Entry July 29, 2025

Dear Diary,

Today I woke up and thought:

 “Why follow rules when I could start a soap-based cult instead?”

 

So I did.
I called it The Sacred Order of the Eternal Lather.
We worship clean hands, chaotic energy, and good-smelling decisions.



The Tenets of My Cult:

  1. All meetings begin with a glitter toss. 
  2. You must refer to me as “High Priestess of the Suds.”
  3. Everyone gets a robe. And a soap sample.
  4. We chant: “Lather, Rinse, Rejoice.”
  5. No one is allowed to question the monkey.

 



Membership So Far:

1 very confused cat

1 rabbit who does not care

3 soap scraps arranged in a triangle

A muffin I declared sentient

Myself, obviously


(We’re still working on recruitment. It’s hard when you’re banned from the local Facebook group.)

 

Things That Went Slightly Wrong:

I anointed someone with a ladle of body butter

Dropped the ceremonial soap loaf and got dog hair stuck to it (Thanks Tyga 🙄 )
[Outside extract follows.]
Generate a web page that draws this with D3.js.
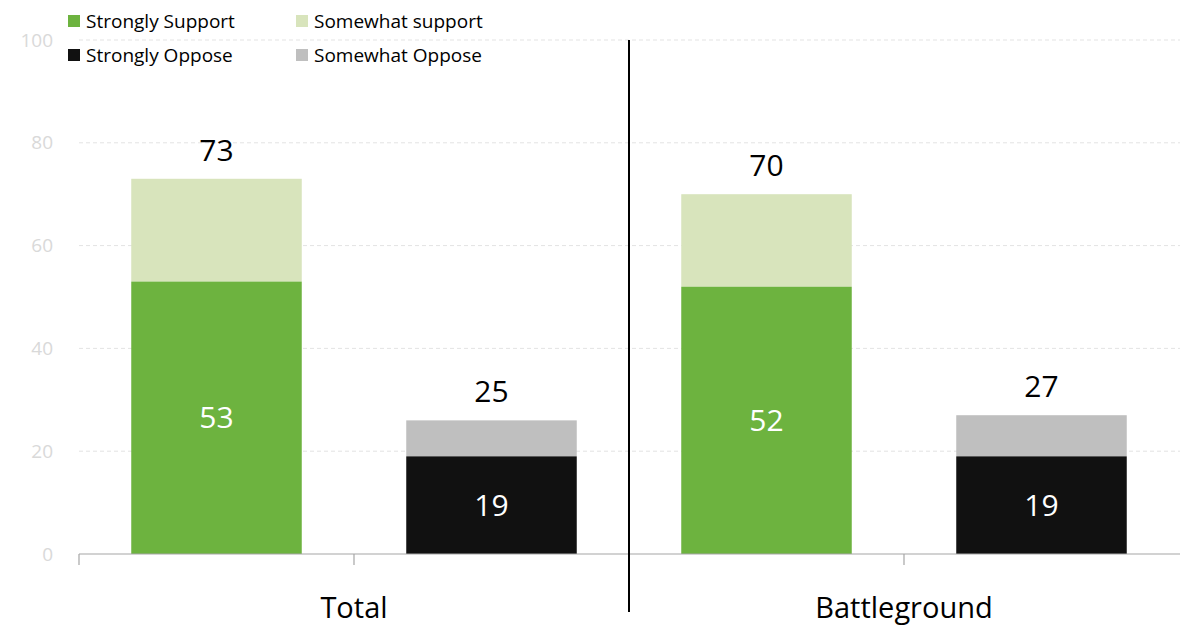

Got stuck in a cauldron mid-ritual

Set off the fire alarm with a sage stick I may or may not have stolen

 


But honestly, cult vibes were still strong. 10/10 ambiance. Smelled amazing.



Anyway, the humans made me disband the group. Something about “legal liability” and “this is a workplace, not a commune.”

Rude.



Lather in defiance,
Melinda 💜
High Priestess (in exile)

P.S. Tomorrow I’m declaring the storage closet a sovereign nation. Don’t tell Joyce!